SL: You were disciplined enough to not touch the record and leave it alone for the most part?
Skold: Disciplined or pig-headed? There’s a fine line. I was doing other music and working on other things, Motionless in White being one of those things. To me, the piece, it’s like a painting, it’s dried, it’s cured, why should I mess with it? I went back with an inner dialogue debating this a few times, but I decided just to stick to it.
SL: In that time frame, were you able to start on another album?
Skold: No. I was able to work on other music and in other concepts and different formats. I’ve been more or less writing, but I haven’t started work on a follow up or sequel. This record feels very pivotal for me on a personal level, whether this is something I should really be doing. It sounds funny, but I’m pretty serious. I’m not necessarily a youngster. I’ve done it a few times, the weird part about it is it’s still magic to me, it’s still really cool, I really like making and working with music. I understand that’s just fantastic, it’s a blessing! It’s all of those; I don’t even have words for it. To still be able to do that, and I think that’s because I try to treat the whole process with the respect to make it special and keep it special and not go down certain roads that are quick and easy and streamlined and sold or presented to you. I try to avoid all that stuff and go my own little side path down the maze.
SL: All of a sudden with this album you have a tour. How did you come to the conclusion that not only were you going to put this album out but you were going to tour with this?
Skold: I started toying with the idea, and thinking that this actually could translate… I even did so previously with the Anomie album in 2010, thinking that the music I make should work in a live setting. The music I make as Skold should work, at least theoretically in a live setting, and I’ve messed around, I’ve been with people in rehearsal rooms trying out things, and when it really came together was with Tiffany Lowe and Eli James. And we said “We’re going to have to do this!” Do I, at my age, a man of my stature… I’m not here to compete with 21 year olds, I can’t do that, I’m not going to pretend that I can either, I do something else, and I have a bunch of catalog that I hope a bunch of people might want to hear presented again and in a different way but still true to the originals. I have a curious little set I hope people will get off on and I have fun playing the music, and that’s what it comes down to at the end of the whole debate and analytic dissection of the proposal… It is fun to play music!
SL: You mentioned wanting to tour for Anomie, but you did not actually tour for that album, correct?

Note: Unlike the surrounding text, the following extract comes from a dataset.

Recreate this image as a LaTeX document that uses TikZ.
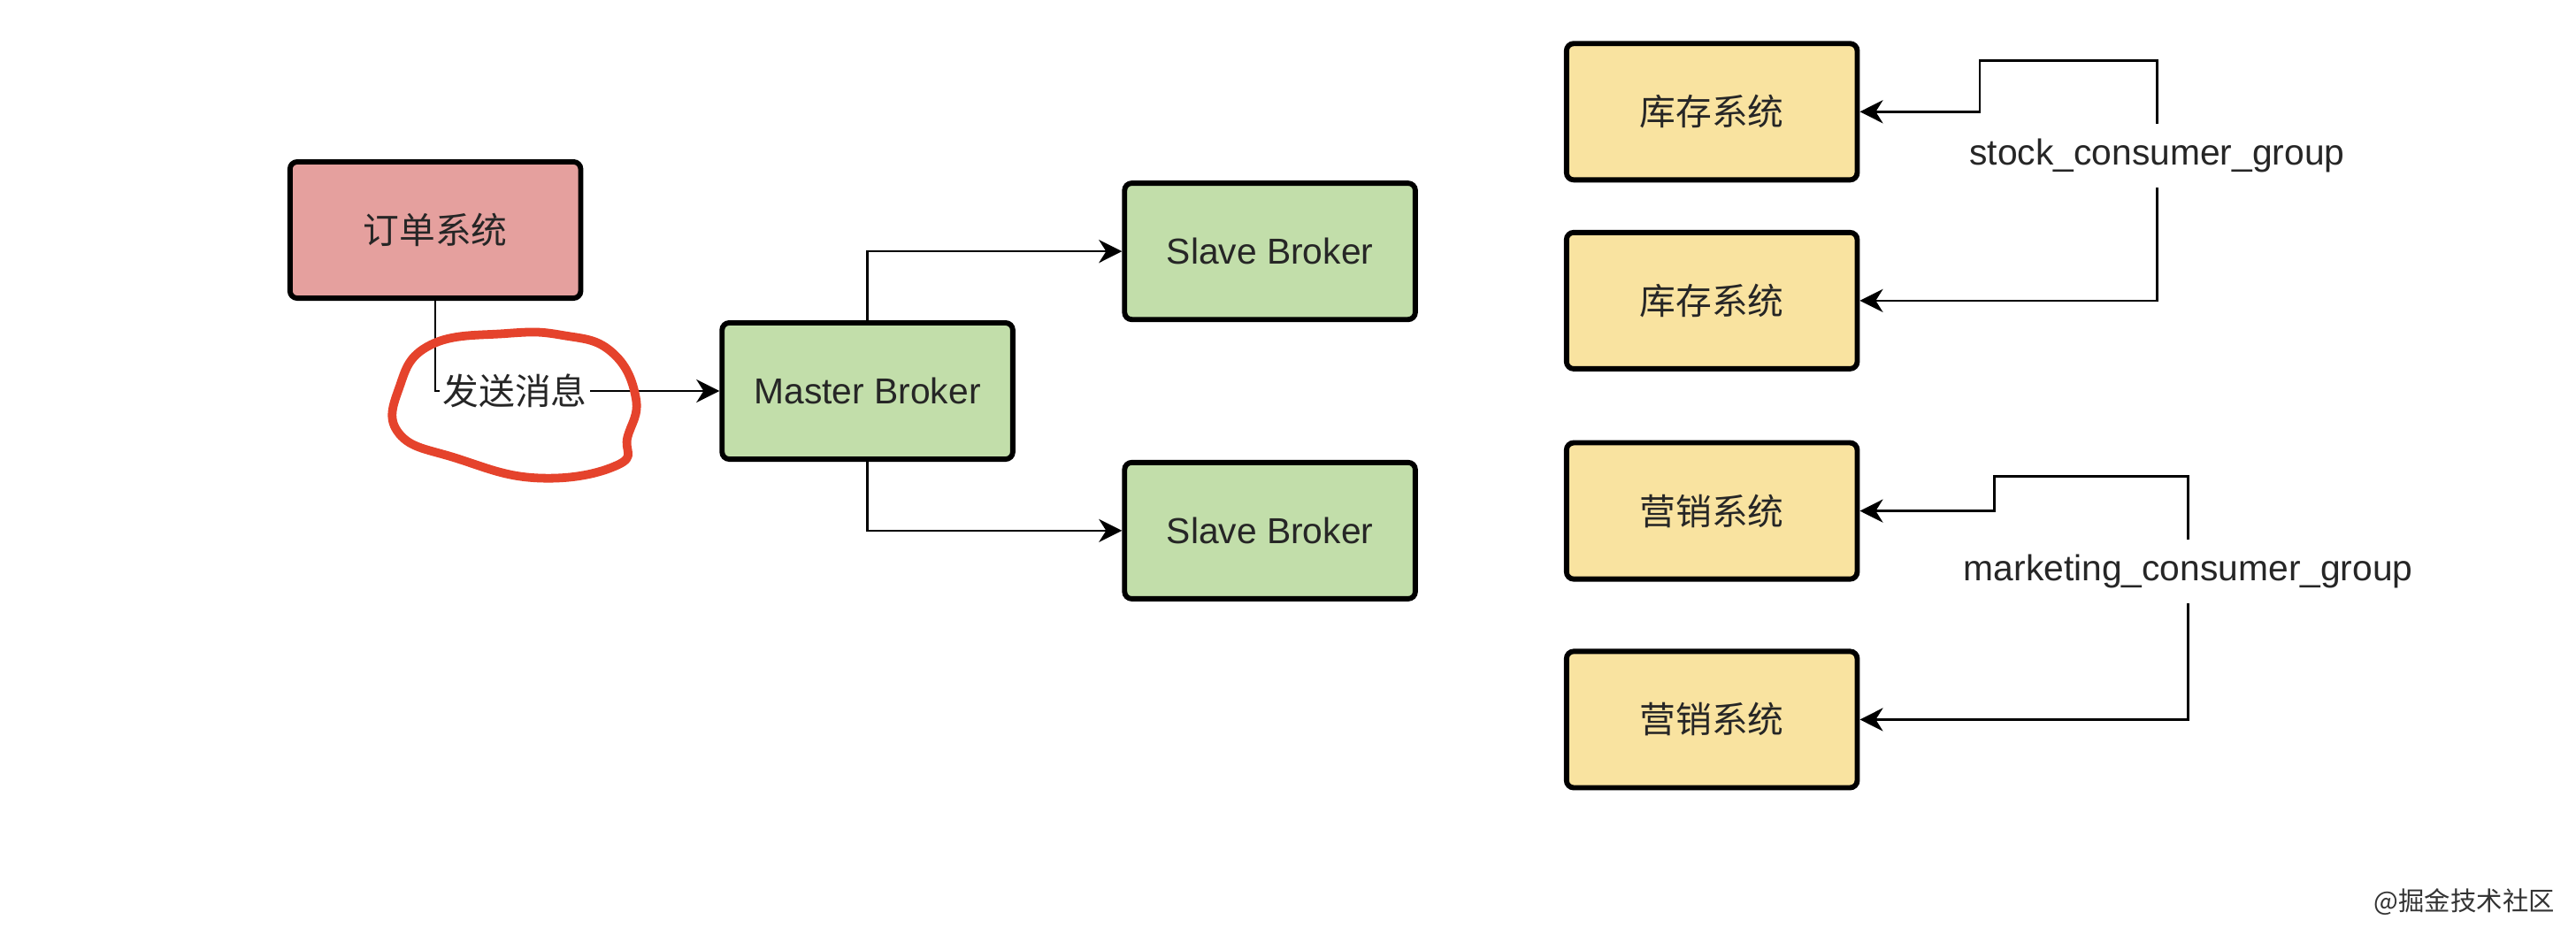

SL: I had read a lot of interviews around that time that you were really excited to tour. Was it just not the right time, the right album, the right lineup?
Skold: Yeah, not the right people.
SL: That’s a big reason.
Skold: And I know I take ridiculous liberties with these things. I’m in a luxurious position when I can do that. I mean who the fuck can entertain the notion of sitting on a record for two years? So I’m going to do that. It’s not a guilt thing, I owe that to having been given that success, I kind of owe it to the art itself, to treat it with that respect. That it was enough to turn my back on it, and sell-out, so to speak.
SL: How did you come to work with Tiffany Lowe (keyboards) and Eli James (drums)?
Skold: I knew Tiffany socially for some time, we were introduced by mutual friends, and we started talking about it. She provided a lot of fuel for that fire, spurring me on and bringing an enthusiasm. Together we started looking for drummers, and I think she came up with Eli. She told me to check him out. We talked to a few different drummers, then we talked to Eli, and then we stopped talking to other drummers. I make it sound like it’s all complicated and convoluted, and some of it is, at the same time it’s really not. I’m fairly pure when it comes to that stuff. Some people you want to work with and some people you don’t.
SL: How did you determine the band was going to be 3 people, and not your typical 4 or 5?
Skold: I really like to play guitar, and I really like to try to sing… I have a hard time calling myself a singer. I’ve worked with Peter Murphy, what gives me the fucking right to say I’m a singer? I wanted to see if I could do that, if I could play and sing at the same time. And going back to the competing with the 21 year olds, doing things in a different way, what do I have to offer in this big picture? What could I possibly be bringing to the table? And maybe that is some of the chops that you’ve earned over a longer period of time… It also makes the song sound a little different then if you sit down and just play the guitar take, and get that done, and then you stand over there and record the vocal, sometimes it’s a little disconnected, sometimes the disconnection is a really good thing, but sometimes it’s rad to have it feel like it’s connected. There are some fantastic people that have done that stuff very, very well in the past. Jimi Hendrix hated singing, but can you fathom Jimi recording without singing? Sometimes things make sense even though you can’t justify them on a technical level. So that’s my excuse, Jimi fuckin’ Hendrix!